К началу 1990-х популярность струнной теории пригасла. За несколько лет до этого «Лос-Анджелес Таймс» даже предъявила публике позицию одного из критиков, предавшегося размышлениям о том, что теоретикам-струнникам, вероятно, должны «приплачивать университеты, а еще им надо разрешить развращать впечатлительных юных студентов»[311]. (В наше время, что утешительно, «Л. А. Таймс» в основном выбирает темы поближе к местным реалиям, например, как там дела у пары Уоррен Бейти — Аннетт Бенинг.) Восторги поутихли не без причины. Струнник Эндрю Строминджер сокрушался, что «есть кое-какие серьезные неприятности»[312]. Часть этих неприятностей сводилась к недостатку новых ошарашивающих предсказаний, выжимаемых из теории струн. Но возникло и другое затруднение — столь же досадное, что и стародавние: выходило, что струнных теорий — пять разных видов. Не пять разных кандидатов Калаби-Яу — те-то пять всех радовали, — а пять фундаментально разных теоретических структур. Перефразируя Строминджера, иметь пять разных уникальных теорий природы не эстетично[313]. Неурожай продлился десять лет — еще одна обширная пустыня, которую Шварцу пришлось пересечь. Правда, на сей раз в большой компании искателей земли обетованной и с пророком во главе.
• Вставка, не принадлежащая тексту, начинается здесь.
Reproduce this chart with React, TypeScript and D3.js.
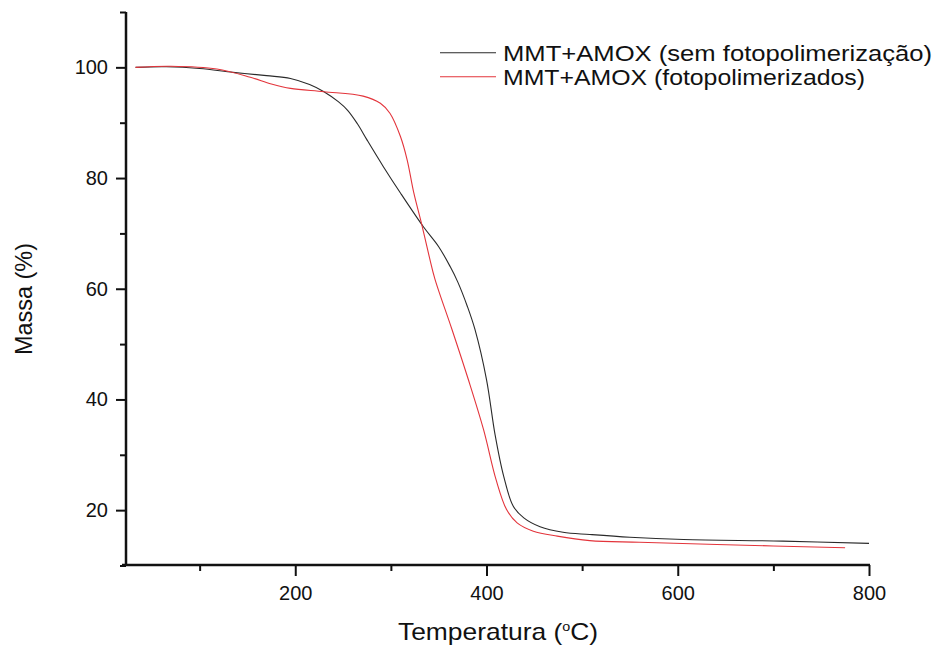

У каждого поколения физиков есть свои лидеры. В десятилетия до струнной теории ими были Гелл-Манн и Фейнман. Последние несколько десятков лет — Эдвард Виттен. Брайен Грин из Колумбийского университета говорит: «Если отследить интеллектуальные корни всего, над чем я когда-либо работал, они ведут к стопам Виттена»[314]. Сам я впервые услышал о Виттене в конце 1970-х — как о выпускнике-физике из Университета Брандейса, на несколько лет меня старше. Мне перепало несколько замечаний научных руководителей в духе «вы, конечно, голова, но не Эд Виттен». Вот интересно, думал я, они и женам своим говорят: «Ты, конечно, хороша, но вот моя давнишняя подружка была вообще ого-го»? Вообще-то, я себе такое легко мог представить. Но все-таки хотелось знать, что это за гений такой.
К моему разочарованию, выяснилось, что он по специальности историк, т. е. спец во вненаучной дисциплине из тех, что имели интеллектуальную глубину школьного курса с поправкой на объем домашнего чтения, по мнению нас, физиков по специальности. Хуже того: Виттен прослушал всего один курс по физике. Судя по всему, физика, в которой он столь безнадежно меня обскакал, была для этого Эйнштейна не более чем досужим развлечением.
Я с удовольствием выяснил, что Виттен работал на кампанию Макговерна[315] в 1972-м, а это значило, что, хоть и выраженный антиниксоновец, он явно недоразвит в части «осмысленного расходования собственного времени». Ну и к тому же, раз он весь из себя гений, отчего ж тогда Макговерн не выиграл? Хотя нет, Макговерн победил в Массачусетсе — но только там. Может, все из-за Виттена? Несколько лет назад я выяснил: не из-за него. Пенсионера Макговерна добыл один журналист, которому не терпелось узнать мнение сенатора об «умнейшем человеке в мире», и Макговерн сообщил, что Виттена он не помнит. Но потом согласился с определением, добавив, что «Виттену хватило ума поддержать Макговерна на выборах-72, а я обо всех сужу по этому критерию»[316].